Рис. 8. Лекция по анатомии. Литография из Анатомического атласа Бертинатти. 1837 г.
В России основными пропагандистами натурфилософии выступили профессор Медико-хирургической академии Даниил Михайлович Велланский (1774–1847) и профессор Московского университета Михаил Григорьевич Павлов (1793–1840) [282] . Прозелитизм русских шеллингианцев в 1820-е гг. находит благодарную аудиторию. «Студенты, – вспоминал о Велланском Н. Розанов, – слушали его с таким вниманием, что если бы профессор умолк, то в тишине стало бы, кажется, слышно движение паутины в воздухе. Во время лекции четыреста глаз студентов не сводили с профессора взгляда» [Розанов 1867: 107–108]. С тем же воодушевлением писал о Велланском историк медицины Я. Чистович: «Смотря на физиологию и общую патологию с точки зрения Шеллинговой и Океновой философии, этот величайший из русских натурфилософов выработал из содержания физиологии абстракт и до того умел завлечь им молодые умы своих слушателей, что на его лекции смотрели как на какое-то откровение и восхищались им до самозабвения.

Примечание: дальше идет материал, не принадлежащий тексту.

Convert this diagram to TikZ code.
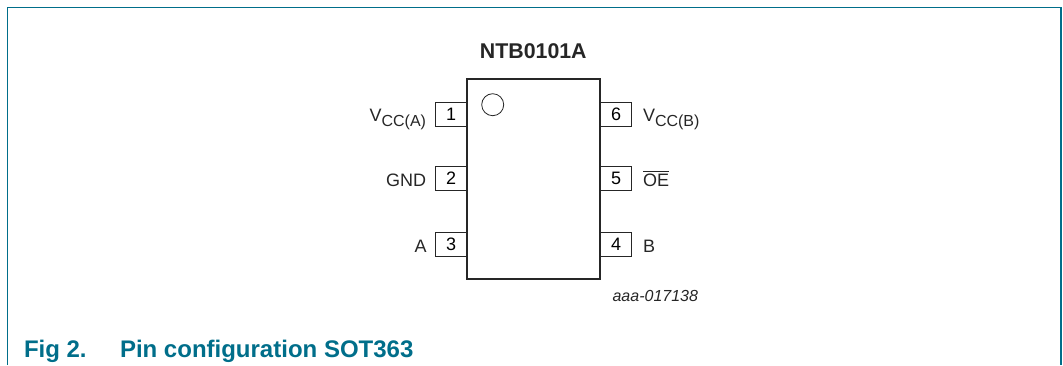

Курс его был, можно сказать, беспрерывным экстазом, о котором бывшие ученики его не могли вспоминать без восторга даже через 20 лет по выходе из академии» [Чистович 1876: 295]. Современник учеников московских натурфилософов, Пушкин писал по свежем впечатлении о совершающейся на его глазах «шеллингианской революции» в естествознании: «Теория наук освободилась от эмпиризма, возымела вид более общий, оказала более стремления к единству. Германская философия, особенно в Москве, нашла много молодых, пылких, добросовестных последователей, и хотя говорили они языком мало понятным для непосвященных, но тем не менее их влияние было благотворно и час от часу становится более ощутительно» [Пушкин 1940: 72]. Благотворность этого влияния, пусть и с оговорками, признается и учеными авторитетами: натурфилософия, по мнению родоначальника отечественной фармакологии А. Н. Нелюбина, «заслуживает особенное уважение наипаче счастливым своим направлением согласить идеальность с реальностью или идею с опытом» [Нелюбин 1840: 6]. «Счастливое направление согласить идеальность с реальностью» декларируется как стремление к синтезу и вместе с тем методическому исключению, устранению всего, что препятствует проникновению в суть природной взаимосвязи.
282
О Велланском см.: [Филиппов 1894: 139 и след.; Левин 1895: № 26, 27, 28; Веселовский 1901: 6–19]. Г. Г. Шпет называет Велланского «первым проповедником идей Шеллинговой натурфилософии» [Шпет 1989: 133], а П. Н. Сакулин – «святым фанатиком натурфилософии» [Сакулин 1913: 131]. О Павлове см.: [Сакулин 1913: 115–127]. О восприятии и значении философии Шеллинга в русском обществе 1820–1830-х гг.: [Иванов-Разумник 1911: 248–254; Setschkareff 1939; Коyrе 1950: 137–152; Философия Шеллинга в России 1998].